The other day Pope Francis said that “The choice to not have children is selfish.” As far as I know, he himself does not have children, but in his mind, different rules apply to him. He was talking about me, a married lady who isn’t Catholic, because he feels like his opinion of my life matters.
I hear this thing about being selfish all the time, and essentially, I suppose it’s correct. I never wanted children, and so I didn’t have them because I figured that would make me happiest. I’ll go further and confess that I make most decisions based on what will make me happy: marrying a wonderful man, taking a great job, and so on. Most people I know make the decisions the same way.

Usually when we talk about selfishness, we refer to actions that harm someone else. But when someone chooses not to have children, who does that hurt? It’s nonsense to say that you are hurting kids by not having them, because the kids in question do not exist. Certainly the decision doesn’t harm an already overcrowded planet.

The Catholic Church has a long-term monetary interest in the procreation of its members, however. More babies means more future members and more money flowing up to the top. Of course women, who bear the pain of baby-having and more of the work of child-rearing, have no representation in the church’s hierarchy. They are denied priesthood and leadership positions based on their gender, now, in 2015. I think men keeping all the power to themselves seems pretty selfish, but Pope Francis has given no indication of caring about it.

The existence of child-free hetero couples, of course, also poses a problem for people and organizations like the Catholic Church who oppose same-sex marriage. I believe gay marriage is a sacrament, but those who say otherwise often claim, “But marriage is for procreation.” Then someone asks about marriages like mine, and it messes up the argument.

I think most people who choose to have kids do so for selfish reasons. They think they will be fun, and cute, and make their lives more complete. Parenting strikes me as very difficult, and I think it’s best left to those who at least believe they are getting something wonderful out of the deal.

Francis said, “Life rejuvenates and acquires energy when it multiplies: It is enriched, not impoverished.” This suggests that I’m not being selfish by not having kids, but rather missing out. This is actually very typical of people who tell me I should have children. Somehow, I’m simultaneously being self-centered and denying myself the best thing ever.

I think for lots of people, having kids is amazing, and I enjoy liking their cute photos on Instagram and hearing about their interests and accomplishments. I know lots of happy families, and I’m glad.

For me, not having kids is amazing. I don’t have to drive kids anywhere, or figure out dinner for them. I can go somewhere for the weekend with no advance planning, or stay in and write with few interruptions. My lifestyle hasn’t changed much from the time I was in my mid-twenties–heck, even my boobs haven’t changed that much. I think I don’t feel the passing of time or aging as keenly as people with children do.

But mostly, not having kids affects how I see the future. I feel like I have a lot of options and possibilities, and I don’t have to worry about college costs, which are disastrous in this country.

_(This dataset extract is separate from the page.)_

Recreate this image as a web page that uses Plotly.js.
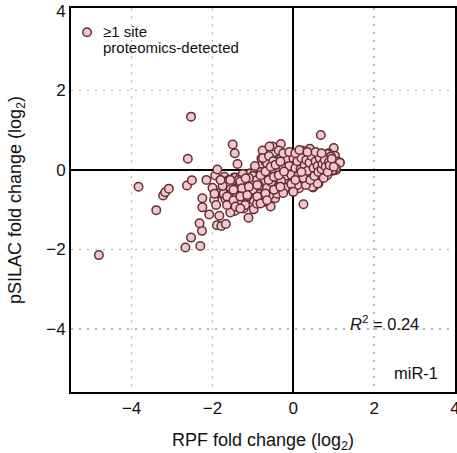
<!DOCTYPE html>
<html>
<head>
<meta charset="utf-8">
<script src="https://cdn.plot.ly/plotly-3.0.1.min.js"></script>
<style>html,body{margin:0;padding:0;background:#fff;}#chart{width:457px;height:453px;}</style>
</head>
<body>
<div id="chart"></div>
<script>
// RPF fold change (log2)
const rpf = [
-4.81,-3.83,-3.39,-3.22,-3.17,-3.08,-2.61,-2.63,-2.51,-2.67,-2.53,-2.30,-2.26,-2.32,-2.25,-2.25,-2.15,-2.08,-1.96,-1.93,
-1.88,-1.91,-1.83,-1.89,-1.78,-1.67,-1.74,-1.81,-1.70,-1.58,-1.68,-1.62,-1.53,-1.45,-1.50,-1.38,-1.54,-1.45,-1.43,-1.39,
-1.47,-2.53,-0.76,-0.51,-0.31,-0.36,-0.79,0.68,1.00,1.03,1.15,1.06,0.98,0.87,0.25,0.62,0.49,0.41,0.28,0.26,
0.13,-0.07,-1.11,-0.98,-0.56,-0.45,-1.56,-0.59,-1.60,-1.43,-1.31,-1.19,-1.06,-0.94,-0.85,-0.77,-0.69,-0.65,-0.81,-1.02,
-1.14,-1.27,-1.39,-1.52,-0.94,-0.73,-0.61,-0.56,0.24,-0.07,0.06,0.18,0.35,0.51,0.68,0.84,0.93,1.09,1.15,1.05,
0.97,0.80,0.64,0.47,0.31,0.14,-0.02,-0.19,-0.36,-0.52,-0.65,-0.61,-0.44,-0.27,-0.11,0.06,0.22,0.39,0.55,0.72,
0.84,-0.52,-0.36,-0.19,-0.02,0.14,0.31,0.47,0.60,-0.36,-0.11,0.14,-1.81,-1.70,-0.85,-0.73,-1.23,-1.43,-1.56,-1.72,
-1.39,-1.64,-1.06,-0.89,-0.73,-0.56,-0.36,-0.98,-1.14,-1.31,-1.48,-1.64,-1.06,-0.81,-0.48,-0.32,-0.15,0.10,0.31,-1.2,
-1.0,-0.9,-0.8,-0.7,-0.6,-0.5,-0.45,-0.4,-0.35,-0.3,-0.25,-0.2,-0.15,-0.1,-0.05,0.0,0.05,0.1,0.12,0.18,
0.2,0.25,0.28,0.32,0.35,0.4,0.42,0.45,0.5,0.52,0.55,0.6,0.62,0.65,0.7,0.72,0.75,0.78,0.8,0.85,
0.88,0.9,0.95,1.0,-0.95,-1.1,-1.25,-1.35,-1.55,-1.65,-1.75,-1.3,-1.15,-1.0,-0.85,-0.65,-0.55,-0.3,-0.2,-0.05,
0.05,0.2,-0.75,-0.6,-0.5,-0.25,-0.1,0.05,0.15,0.35,0.55,0.7,-0.4,-0.6,-0.25,0.0,-0.9,-0.7,-1.3,-1.45,
-1.6,-1.8,-2.0,-1.95,-1.56,-1.31,-1.18,-0.81,-0.69,-0.56,-0.44,-0.32,-1.48,-1.27,-1.10,-0.89,-0.61,-0.48,-0.36,-0.23,
-1.64,-1.48,-1.31,-1.14,-0.89,-0.69,-0.48,-0.32,-0.81,-1.19,-1.43,-1.31,-0.65
];
// pSILAC fold change (log2)
const psilac = [
-2.14,-0.42,-1.01,-0.64,-0.56,-0.47,0.28,-0.39,-0.26,-1.95,-1.70,-1.91,-1.53,-1.34,-0.71,-0.94,-0.25,-1.12,-0.75,-0.14,
0.01,-0.88,-1.15,-1.39,-1.41,-1.36,-0.38,-0.59,-0.17,-0.55,-0.73,-0.86,-1.03,0.42,0.64,0.15,-0.28,-1.03,-0.71,-0.92,
-0.19,1.34,0.49,0.59,0.65,0.49,0.29,0.88,0.55,0.36,0.19,0.00,-0.02,0.42,-0.86,-0.34,-0.44,0.53,0.45,0.29,
0.35,0.35,-1.20,-0.99,-0.92,-0.71,-1.07,0.59,-0.25,-0.19,-0.17,-0.13,-0.08,-0.03,0.04,0.13,0.21,0.00,-0.21,-0.25,
-0.29,-0.34,-0.34,-0.34,-0.38,-0.34,-0.17,0.29,0.48,0.38,0.34,0.36,0.31,0.34,0.36,0.40,0.34,0.21,0.18,0.04,
0.00,0.21,0.21,0.17,0.13,0.17,0.21,0.17,0.13,0.13,0.17,-0.04,-0.08,-0.04,-0.04,-0.06,-0.08,-0.11,-0.08,-0.11,
-0.13,-0.25,-0.25,-0.28,-0.25,-0.29,-0.34,-0.42,-0.34,-0.42,-0.45,-0.46,-0.57,-0.50,-0.77,-0.63,-0.97,-0.88,-0.71,-0.59,
-0.71,-0.88,-0.59,-0.50,-0.42,-0.50,-0.55,-0.76,-0.67,-0.42,-0.46,-0.38,-0.34,-0.34,-0.34,-0.38,-0.34,-0.38,-0.38,-0.45,
-0.15,-0.25,-0.05,-0.28,-0.1,0.02,-0.2,0.25,-0.05,0.3,0.05,-0.15,0.28,0.1,-0.12,0.3,0.05,0.22,-0.15,0.02,
0.3,-0.2,0.12,0.25,-0.02,0.18,-0.25,0.35,0.05,-0.15,0.22,0.1,-0.05,0.3,0.02,0.15,-0.2,0.25,0.08,-0.05,
0.2,0.12,0.28,0.08,0.1,-0.2,-0.1,-0.25,-0.45,-0.3,-0.4,-0.55,-0.6,-0.5,-0.4,-0.45,-0.3,-0.28,-0.45,-0.35,
-0.25,-0.05,0.3,0.35,0.22,0.42,0.45,0.42,0.5,0.45,0.45,0.42,-0.6,-0.65,-0.58,-0.55,-0.85,-0.8,-0.8,-0.6,
-0.65,-0.25,-0.45,-0.6,-0.25,-0.29,-0.21,-0.13,-0.04,0.08,0.13,0.21,-0.50,-0.46,-0.42,-0.38,-0.25,-0.17,-0.13,-0.04,
-0.67,-0.76,-0.67,-0.63,-0.67,-0.59,-0.50,-0.42,-0.84,-0.88,-0.92,-0.97,-0.76
];
const xTicks = [-4, -2, 0, 2, 4];
const yTicks = [-4, -2, 0, 2, 4];
const gridVals = [-4, -2, 2];
const legendLines = ["≥1 site", "proteomics-detected"];
const r2Text = "<i>R</i><sup>2</sup> = 0.24";
const mirText = "miR-1";

const FONT = "Liberation Sans, Arial, sans-serif";
const PINK = "#f4c6cf", BROWN = "#633030";
const fmt = v => v < 0 ? "\u2212" + Math.abs(v) : String(v);

const trace = {
  x: rpf, y: psilac, type: "scatter", mode: "markers", name: legendLines.join(" "),
  marker: {size: 8.5, color: PINK, line: {color: BROWN, width: 1.5}},
  showlegend: false, hoverinfo: "skip"
};
const axisCommon = {
  showline: true, linecolor: "#000", linewidth: 2, mirror: true,
  showgrid: false,
  zeroline: true, zerolinecolor: "#000", zerolinewidth: 2,
  ticks: "", tickfont: {family: FONT, size: 17, color: "#111"},
  tickmode: "array", ticklabeloverflow: "allow",
  minor: {tickmode: "array", tickvals: gridVals, showgrid: true, gridcolor: "#b8b8b8", griddash: "2px,6px", gridwidth: 1.5, ticks: ""}
};
const layout = {
  width: 457, height: 453,
  margin: {l: 71, r: 2, t: 8, b: 61},
  paper_bgcolor: "#fff", plot_bgcolor: "#fff",
  font: {family: FONT, color: "#111"},
  showlegend: false,
  xaxis: Object.assign({}, axisCommon, {
    range: [-5.5, 4.0], tickvals: xTicks, ticktext: xTicks.map(fmt),
    title: {text: "RPF fold change (log<sub>2</sub>)", font: {family: FONT, size: 18, color: "#111"}, standoff: 16}
  }),
  yaxis: Object.assign({}, axisCommon, {
    range: [-5.58, 4.07], tickvals: yTicks, ticktext: yTicks.map(fmt),
    title: {text: "pSILAC fold change (log<sub>2</sub>)", font: {family: FONT, size: 18, color: "#111"}, standoff: 20}
  }),
  shapes: [
    {type: "circle", xref: "paper", yref: "paper", xsizemode: "pixel", ysizemode: "pixel",
     xanchor: 0.0417, yanchor: 0.937, x0: -4.25, x1: 4.25, y0: -4.25, y1: 4.25,
     fillcolor: PINK, line: {color: BROWN, width: 1.5}}
  ],
  annotations: [
    {xref: "paper", yref: "paper", x: 0.078, y: 0.938, xanchor: "left", yanchor: "middle",
     text: legendLines[0], showarrow: false, font: {family: FONT, size: 15, color: "#111"}},
    {xref: "paper", yref: "paper", x: 0.078, y: 0.897, xanchor: "left", yanchor: "middle",
     text: legendLines[1], showarrow: false, font: {family: FONT, size: 15, color: "#111"}},
    {xref: "paper", yref: "paper", x: 0.911, y: 0.18, xanchor: "right", yanchor: "middle",
     text: r2Text, showarrow: false, font: {family: FONT, size: 16.5, color: "#111"}},
    {xref: "paper", yref: "paper", x: 0.96, y: 0.05, xanchor: "right", yanchor: "middle",
     text: mirText, showarrow: false, font: {family: FONT, size: 16.5, color: "#111"}}
  ]
};
Plotly.newPlot("chart", [trace], layout, {displayModeBar: false, staticPlot: true});
</script>
</body>
</html>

I apologize if any parents are reading this on a bad day (or year.) I’m putting it out there for the benefit of anyone who’s considering a child-free life. We all hear a lot more about how great having kids is–it’s not only the most popular choice, but also an effective message in advertising.  There’s a lot less PR about how great not having kids can be. I think it’s fantastic, which is why I can’t get too mad at the “selfish” accusation.

Lots of people are going to tell you what you should do with your life, including people who, like the Pope, do not know you at all, and will give you no help once you make that decision. In the end, you’ve got to listen to your heart and do what’s right for you. And if that’s selfish, so be it.